Climate Change Triggering Extreme Weather Patterns in Iran
EghtesadOnline: Approximately 2,400 devastating floods have hit Iran over the last 50 centuries. The deluge has claimed thousands of lives and caused up to $731 billion in damages.
Qasem Taqizadeh Khamesi, director of the National Water and Wastewater Engineering Company of Iran (Abfa), says climate change is triggering devastating weather across the country, including prolonged droughts in the central plateau and flash floods in northern and southern regions, Financial Tribune reported.
Climate change is expected to worsen the frequency, intensity, and impact of some types of extreme weather, namely floods.
Extreme precipitation patterns have dumped more rain and become commonplace in recent years and scientists expect these disturbing trends to prevail as the planet continues to warm.
Highlighting the importance of drawing on the experience of other countries (including Japan), he said, “Heavy floods will hit sooner or later again and it is essential to learn to coexist with the risk of inundation, instead of trying to conquer them.

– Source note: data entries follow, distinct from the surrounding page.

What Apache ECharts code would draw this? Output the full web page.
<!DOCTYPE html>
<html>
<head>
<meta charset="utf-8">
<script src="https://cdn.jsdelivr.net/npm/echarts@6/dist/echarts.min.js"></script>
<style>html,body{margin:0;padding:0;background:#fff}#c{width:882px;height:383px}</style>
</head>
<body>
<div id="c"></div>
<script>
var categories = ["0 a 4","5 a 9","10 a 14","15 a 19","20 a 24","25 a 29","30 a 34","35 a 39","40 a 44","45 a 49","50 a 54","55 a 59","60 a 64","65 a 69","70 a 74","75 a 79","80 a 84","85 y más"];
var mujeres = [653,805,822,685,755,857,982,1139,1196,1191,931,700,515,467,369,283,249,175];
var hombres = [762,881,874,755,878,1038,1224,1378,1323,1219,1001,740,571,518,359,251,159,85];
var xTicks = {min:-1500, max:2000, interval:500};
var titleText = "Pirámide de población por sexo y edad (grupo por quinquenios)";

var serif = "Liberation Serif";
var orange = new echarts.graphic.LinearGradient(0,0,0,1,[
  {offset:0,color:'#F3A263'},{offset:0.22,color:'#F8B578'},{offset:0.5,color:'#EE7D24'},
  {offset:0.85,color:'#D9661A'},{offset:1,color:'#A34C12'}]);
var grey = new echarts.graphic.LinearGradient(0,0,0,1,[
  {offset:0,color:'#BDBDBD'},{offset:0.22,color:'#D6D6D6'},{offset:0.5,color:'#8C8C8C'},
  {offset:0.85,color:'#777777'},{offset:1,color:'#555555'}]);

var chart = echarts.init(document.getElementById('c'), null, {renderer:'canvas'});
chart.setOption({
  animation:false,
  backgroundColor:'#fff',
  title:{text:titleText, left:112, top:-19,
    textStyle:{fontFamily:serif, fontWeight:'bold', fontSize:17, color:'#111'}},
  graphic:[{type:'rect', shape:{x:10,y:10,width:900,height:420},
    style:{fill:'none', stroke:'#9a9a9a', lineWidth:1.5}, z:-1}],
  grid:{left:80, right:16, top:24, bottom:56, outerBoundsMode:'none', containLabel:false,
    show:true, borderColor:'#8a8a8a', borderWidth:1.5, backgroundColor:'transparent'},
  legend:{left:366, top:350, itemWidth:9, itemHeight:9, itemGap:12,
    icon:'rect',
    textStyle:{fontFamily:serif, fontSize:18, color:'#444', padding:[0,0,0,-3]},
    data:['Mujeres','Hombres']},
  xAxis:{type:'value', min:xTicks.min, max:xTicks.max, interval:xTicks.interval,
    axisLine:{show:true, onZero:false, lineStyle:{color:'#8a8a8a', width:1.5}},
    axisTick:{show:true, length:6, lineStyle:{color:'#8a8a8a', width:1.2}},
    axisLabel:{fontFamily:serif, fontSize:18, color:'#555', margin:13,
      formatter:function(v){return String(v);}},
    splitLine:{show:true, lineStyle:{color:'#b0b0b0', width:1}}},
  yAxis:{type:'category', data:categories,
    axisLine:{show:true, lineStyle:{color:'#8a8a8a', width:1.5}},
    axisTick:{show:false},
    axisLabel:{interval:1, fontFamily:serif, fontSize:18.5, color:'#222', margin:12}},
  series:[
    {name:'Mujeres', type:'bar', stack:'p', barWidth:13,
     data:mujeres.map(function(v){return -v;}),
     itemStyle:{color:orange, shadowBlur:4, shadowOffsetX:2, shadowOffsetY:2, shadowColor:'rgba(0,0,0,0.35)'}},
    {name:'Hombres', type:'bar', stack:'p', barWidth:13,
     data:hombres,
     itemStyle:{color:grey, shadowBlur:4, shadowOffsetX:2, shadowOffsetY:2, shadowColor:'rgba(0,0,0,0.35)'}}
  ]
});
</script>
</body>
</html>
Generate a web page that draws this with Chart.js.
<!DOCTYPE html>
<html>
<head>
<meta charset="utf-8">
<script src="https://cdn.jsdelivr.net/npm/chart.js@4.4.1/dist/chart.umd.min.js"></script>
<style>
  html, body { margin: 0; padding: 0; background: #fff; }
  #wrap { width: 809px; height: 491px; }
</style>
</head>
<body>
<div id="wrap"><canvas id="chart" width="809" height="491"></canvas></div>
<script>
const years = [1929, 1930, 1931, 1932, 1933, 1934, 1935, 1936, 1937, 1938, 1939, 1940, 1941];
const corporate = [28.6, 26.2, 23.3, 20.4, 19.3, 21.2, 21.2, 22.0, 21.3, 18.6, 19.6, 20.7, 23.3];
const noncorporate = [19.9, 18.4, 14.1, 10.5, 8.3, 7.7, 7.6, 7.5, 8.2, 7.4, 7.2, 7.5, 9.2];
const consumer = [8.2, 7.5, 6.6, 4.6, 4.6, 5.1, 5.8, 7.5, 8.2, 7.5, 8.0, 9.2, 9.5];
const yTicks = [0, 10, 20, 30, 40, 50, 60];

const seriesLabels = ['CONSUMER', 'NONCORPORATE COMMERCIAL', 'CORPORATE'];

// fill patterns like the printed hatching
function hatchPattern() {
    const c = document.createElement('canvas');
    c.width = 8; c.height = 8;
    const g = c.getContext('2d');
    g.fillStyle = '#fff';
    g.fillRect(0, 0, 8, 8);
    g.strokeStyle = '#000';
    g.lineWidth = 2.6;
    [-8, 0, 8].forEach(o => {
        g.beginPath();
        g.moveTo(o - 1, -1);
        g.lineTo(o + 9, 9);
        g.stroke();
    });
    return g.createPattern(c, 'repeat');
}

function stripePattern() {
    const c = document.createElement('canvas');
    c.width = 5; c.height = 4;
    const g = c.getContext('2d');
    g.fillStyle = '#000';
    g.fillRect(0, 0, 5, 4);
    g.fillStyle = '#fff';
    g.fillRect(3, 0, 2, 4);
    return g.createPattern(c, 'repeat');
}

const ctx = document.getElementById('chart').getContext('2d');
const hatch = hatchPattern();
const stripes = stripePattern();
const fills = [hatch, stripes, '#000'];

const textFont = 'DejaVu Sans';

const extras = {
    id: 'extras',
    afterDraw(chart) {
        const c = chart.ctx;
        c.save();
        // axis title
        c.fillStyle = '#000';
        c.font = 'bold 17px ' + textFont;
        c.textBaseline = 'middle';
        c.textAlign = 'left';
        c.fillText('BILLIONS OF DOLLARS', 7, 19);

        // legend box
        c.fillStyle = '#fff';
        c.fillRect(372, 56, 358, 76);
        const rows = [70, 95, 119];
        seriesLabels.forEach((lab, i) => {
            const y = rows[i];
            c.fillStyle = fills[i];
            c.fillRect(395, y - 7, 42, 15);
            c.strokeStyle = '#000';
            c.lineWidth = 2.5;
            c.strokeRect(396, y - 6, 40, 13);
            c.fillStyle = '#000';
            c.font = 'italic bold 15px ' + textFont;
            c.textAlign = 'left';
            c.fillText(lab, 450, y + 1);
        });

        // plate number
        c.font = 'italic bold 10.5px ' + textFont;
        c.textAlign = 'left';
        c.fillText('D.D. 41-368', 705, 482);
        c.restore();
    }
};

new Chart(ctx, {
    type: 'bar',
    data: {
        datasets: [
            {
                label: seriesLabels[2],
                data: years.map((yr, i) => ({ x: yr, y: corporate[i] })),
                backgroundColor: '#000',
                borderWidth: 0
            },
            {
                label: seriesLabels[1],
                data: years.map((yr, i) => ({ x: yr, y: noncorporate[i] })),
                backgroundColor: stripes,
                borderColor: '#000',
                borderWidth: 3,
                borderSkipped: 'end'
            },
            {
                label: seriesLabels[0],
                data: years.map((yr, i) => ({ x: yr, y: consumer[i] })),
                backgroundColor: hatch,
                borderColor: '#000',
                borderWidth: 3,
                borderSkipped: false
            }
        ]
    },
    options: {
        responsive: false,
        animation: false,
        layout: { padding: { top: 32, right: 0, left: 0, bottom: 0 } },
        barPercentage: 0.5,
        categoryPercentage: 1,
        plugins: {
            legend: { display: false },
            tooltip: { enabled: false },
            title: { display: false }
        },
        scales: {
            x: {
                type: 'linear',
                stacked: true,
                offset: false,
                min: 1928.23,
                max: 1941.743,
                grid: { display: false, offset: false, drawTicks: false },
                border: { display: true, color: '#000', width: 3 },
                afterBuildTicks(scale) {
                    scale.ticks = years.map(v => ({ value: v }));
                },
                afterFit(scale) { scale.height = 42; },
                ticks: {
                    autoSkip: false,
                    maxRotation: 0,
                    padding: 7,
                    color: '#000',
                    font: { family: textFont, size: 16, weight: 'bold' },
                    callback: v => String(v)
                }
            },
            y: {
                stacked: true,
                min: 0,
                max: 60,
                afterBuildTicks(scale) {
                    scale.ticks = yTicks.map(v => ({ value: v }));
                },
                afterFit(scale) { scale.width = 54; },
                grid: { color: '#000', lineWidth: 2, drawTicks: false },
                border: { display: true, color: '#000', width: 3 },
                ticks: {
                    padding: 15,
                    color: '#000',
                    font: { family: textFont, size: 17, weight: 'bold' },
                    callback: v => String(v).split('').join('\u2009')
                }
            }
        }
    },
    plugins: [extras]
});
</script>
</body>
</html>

Floods are here to stay.”
Khamesi said creating a new culture that can help coexist with floods -- one that strikes a balance between the benefits and threats of rivers -- is the right way to the future. This probably will be the best way to adapt to climate change. He did not provide details.
(Due to the lack of updated education systems) people are “not taught what they need to do during disasters like deluge, and that is why high human and material losses are reported when natural calamities strike.”
Khamesi noted that building dams (even if there is no water to be stored), especially in the southern regions like Khuzestan, can help in controlling floods.
This is while environmentalists emphasize that expanding wetlands that act as sponge soaking up moisture, and wooded areas can slow the force of water when rivers burst their banks.
Such areas are being flattened in north Iran, especially in Golestan Province, to make room for agriculture and urban development.
In many countries like Canada and China, (instead of constructing mega structures like dams) rivers prone to floods are carefully managed.
Defenses such as levees, bunds, reservoirs, and weirs are used to prevent rivers from bursting their banks. When these defenses fail, emergency measures such as sandbags or portable inflatable tubes are used.